Now we tell what data we would like to bin. You can either pass the names of variables in the littleData or the name of detectors in the "big" data. This is not being passed as a dictionary with the source name (the alias) and then information of what information you would like to add to the cube (main use case of the full data, passed as above asking 'full':1 as value pair - the 1 is unimportant, the code only checks the presence of the "full" key).

anaps.makeCubeData('cube')

At least we will now make the cube. Note that we are calling this on "anaps" (!). "ana" has the same function: this will only bin the data present in the smallData file (or the derived fields attached to the xarray), it will quietly ignore the variables only to be gotten from the xtc. Because this will get data from the xtc file, you will want to run this using mpi using the driver script, but checking the cube definition (correct definition of bins,....) can be done using "ana" interactively.

The cube name will be used to name the hdf5 file that will get written by the function. The "ana" function by default will NOT write a file and only return a dictionary with the binned data. It has a parameter that will make it write an hdf5 file. The "anaps" function will always write the hdf5 file as this is integral to how the events are distributed among cores and how the data is reassembled in the end.

Binning variables:

The primary binning variable is defined in the cube definition. It either needs to be a variable in the smallData originally or an added variable. Using "delay" will create a derived variable for the X-ray-laser delay using the scan variable (if applicable), the timetool and the fast delay stage encoder value. If the bins are not passed, the code will try to use the np.unique(scanValue) which will only work for "step" scans.

In addition to the primary binning variables, you can now add more binning variables to make a higher dimensional "cube". This can be done like this:

ana.add_BinVar(addBinInfo)

You can pass either a list like [varname, bins] or a dict with variables names as keys and bin boundaries as values.

Add variables from ana:

You can add lists of variables in the smallData, wether they were present "originally or if they were added to the data. Now there are two ways to also bin droplet data: You can either save an image based on droplets/bin or make square arrays in x/y/adu for each bin. This is specified like this:

ana.addToCube('cube',['droplet:epix/droplets:image','droplet:epix_2/droplet:array])

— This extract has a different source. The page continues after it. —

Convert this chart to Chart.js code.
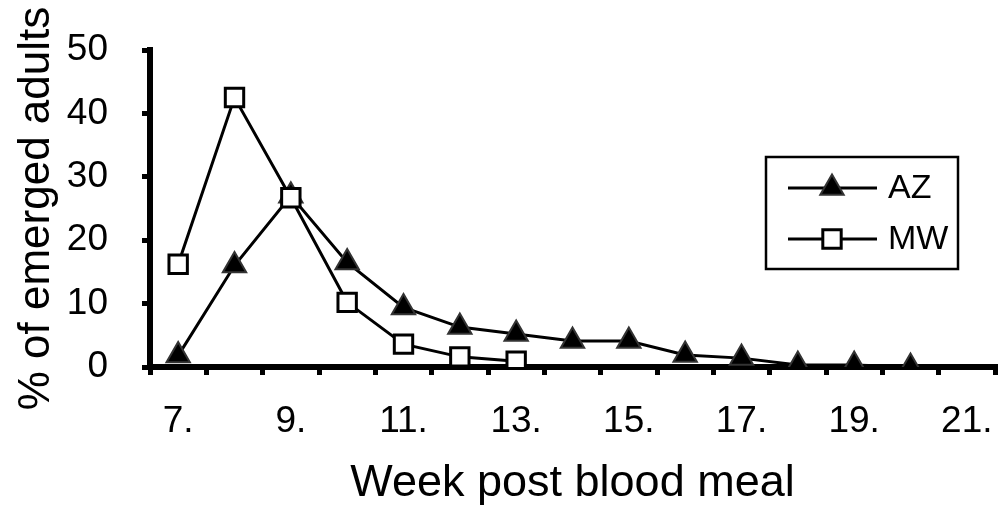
<!DOCTYPE html>
<html>
<head>
<meta charset="utf-8">
<script src="https://cdn.jsdelivr.net/npm/chart.js@4/dist/chart.umd.min.js"></script>
<style>
  html, body { margin: 0; padding: 0; background: #fff; }
  #wrap { width: 1001px; height: 515px; }
</style>
</head>
<body>
<div id="wrap"><canvas id="myChart" width="1001" height="515"></canvas></div>
<script>
// Datos
const weeks = [7, 8, 9, 10, 11, 12, 13, 14, 15, 16, 17, 18, 19, 20, 21];
const weekLabels = ['7.', '', '9.', '', '11.', '', '13.', '', '15.', '', '17.', '', '19.', '', '21.'];
const azValues = [1.8, 16.0, 27.0, 16.5, 9.4, 6.3, 5.2, 4.1, 4.1, 1.9, 1.4, 0.3, 0.3, 0, null];
const mwValues = [16.2, 42.5, 26.7, 10.2, 3.6, 1.6, 0.9];
const seriesNames = ['AZ', 'MW'];
const yTicks = [0, 10, 20, 30, 40, 50];

const FONT = "'Liberation Sans', Arial, sans-serif";

// Leyenda con marco dentro del área del gráfico
const boxLegend = {
    id: 'boxLegend',
    afterDraw(chart) {
        const ctx = chart.ctx;
        const box = { x: 766, y: 157, w: 192, h: 112 };
        ctx.save();
        ctx.lineWidth = 2.5;
        ctx.strokeStyle = '#000';
        ctx.strokeRect(box.x, box.y, box.w, box.h);

        chart.data.datasets.forEach((ds, i) => {
            const y = box.y + 31 + i * 51;
            ctx.beginPath();
            ctx.lineWidth = ds.borderWidth;
            ctx.strokeStyle = ds.borderColor;
            ctx.moveTo(box.x + 22, y);
            ctx.lineTo(box.x + 111, y);
            ctx.stroke();
            ctx.fillStyle = ds.pointBackgroundColor;
            ctx.strokeStyle = ds.pointBorderColor;
            ctx.lineWidth = ds.pointBorderWidth;
            Chart.helpers.drawPoint(ctx, {
                pointStyle: ds.pointStyle,
                radius: ds.pointRadius,
                rotation: 0,
                borderWidth: ds.pointBorderWidth
            }, box.x + 66, y);
            ctx.fillStyle = '#000';
            ctx.font = '34px ' + FONT;
            ctx.textBaseline = 'middle';
            ctx.textAlign = 'left';
            ctx.fillText(ds.label, box.x + 122, y + 1);
        });
        ctx.restore();
    }
};

const ctx = document.getElementById('myChart').getContext('2d');
const myChart = new Chart(ctx, {
    type: 'line',
    data: {
        labels: weeks,
        datasets: [
            {
                label: seriesNames[0],
                data: azValues,
                borderColor: '#000',
                borderWidth: 3,
                pointStyle: 'triangle',
                pointRadius: 13.5,
                pointBackgroundColor: '#000',
                pointBorderColor: '#333',
                pointBorderWidth: 2,
                fill: false,
                tension: 0,
                order: 1
            },
            {
                label: seriesNames[1],
                data: mwValues,
                borderColor: '#000',
                borderWidth: 3,
                pointStyle: 'rect',
                pointRadius: 13,
                pointBackgroundColor: '#fff',
                pointBorderColor: '#000',
                pointBorderWidth: 3,
                fill: false,
                tension: 0,
                order: 0
            }
        ]
    },
    options: {
        responsive: false,
        animation: false,
        layout: { autoPadding: false, padding: { top: 50, right: 6, left: 0, bottom: 0 } },
        plugins: {
            legend: { display: false },
            tooltip: { enabled: false }
        },
        scales: {
            x: {
                type: 'category',
                offset: true,
                grid: {
                    offset: true,
                    drawOnChartArea: false,
                    color: '#000',
                    lineWidth: 5,
                    tickLength: 8,
                    tickWidth: 5,
                    tickColor: '#000'
                },
                border: { display: true, color: '#000', width: 6 },
                ticks: {
                    autoSkip: false,
                    maxRotation: 0,
                    padding: 25,
                    color: '#000',
                    font: { family: FONT, size: 37 },
                    callback: (value, index) => weekLabels[index]
                },
                title: {
                    display: true,
                    text: 'Week post blood meal',
                    color: '#000',
                    font: { family: FONT, size: 45 },
                    padding: { top: 0, bottom: 4 }
                },
                afterFit: (scale) => {
                    scale.height = 148;
                    scale.paddingLeft = 0;
                    scale.paddingRight = 0;
                }
            },
            y: {
                min: 0,
                max: 50,
                afterBuildTicks: (scale) => { scale.ticks = yTicks.map(v => ({ value: v })); },
                grid: {
                    drawOnChartArea: false,
                    color: '#000',
                    lineWidth: 5,
                    tickLength: 8,
                    tickWidth: 5,
                    tickColor: '#000'
                },
                border: { display: true, color: '#000', width: 6 },
                ticks: {
                    padding: 34,
                    color: '#000',
                    font: { family: FONT, size: 37 }
                },
                title: {
                    display: true,
                    text: '% of emerged adults',
                    color: '#000',
                    font: { family: FONT, size: 44 },
                    padding: { top: 10, bottom: 0 }
                },
                afterFit: (scale) => {
                    scale.width = 150;
                    scale.paddingTop = 0;
                    scale.paddingBottom = 0;
                }
            }
        }
    },
    plugins: [boxLegend]
});
</script>
</body>
</html>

Add variables from the xtc (images):

Data from the xtc file are added as dictionaries as described above. Option for the dictionary include:

full: save full detector data

image: if present, save image.

thresAdu: require pixels in to be added image to be above threshold

thresRms: -"-

common_mode: number identifying the common mode method

---old---

These files are typically named "CubeSetup_<somethingDescriptive>" and are passed along to a job submission script called "cubeRun" . cubeRun has a help function that explains the command line parameters, but they are very similar to littleDataRun, aside from the necessary "-c <CubeSetupFilename>". The following are some of the options that differ from littleDataRun. -m takes the common mode parameter: 5 means using the unbonded pixels and 1 uses the zero peak. "1" works better, but fails if ASICs have a lot of signal. The unbounded pixels always work. If we want to threshold the pixels in high gain mode, I would suggest 2.5 rms or 25 ADU as typically working values to start with.

-s <size>: rebin image to size x size pixels

-m <common mode parmaeter>: apply common mode

-t <thres in ADU>: hitfinder

-T <thres in Rms>: hitfinder

-R store raw cspad data (NOT image)

The hdf5 file also stores the pedestal and rms values. If the data is stored is "raw" format, then the big CsPad will have the shape of 32x185x388 instead of 1692x1691. The same is true for the pedestal and the rms. We also store the x/y values for each pixel.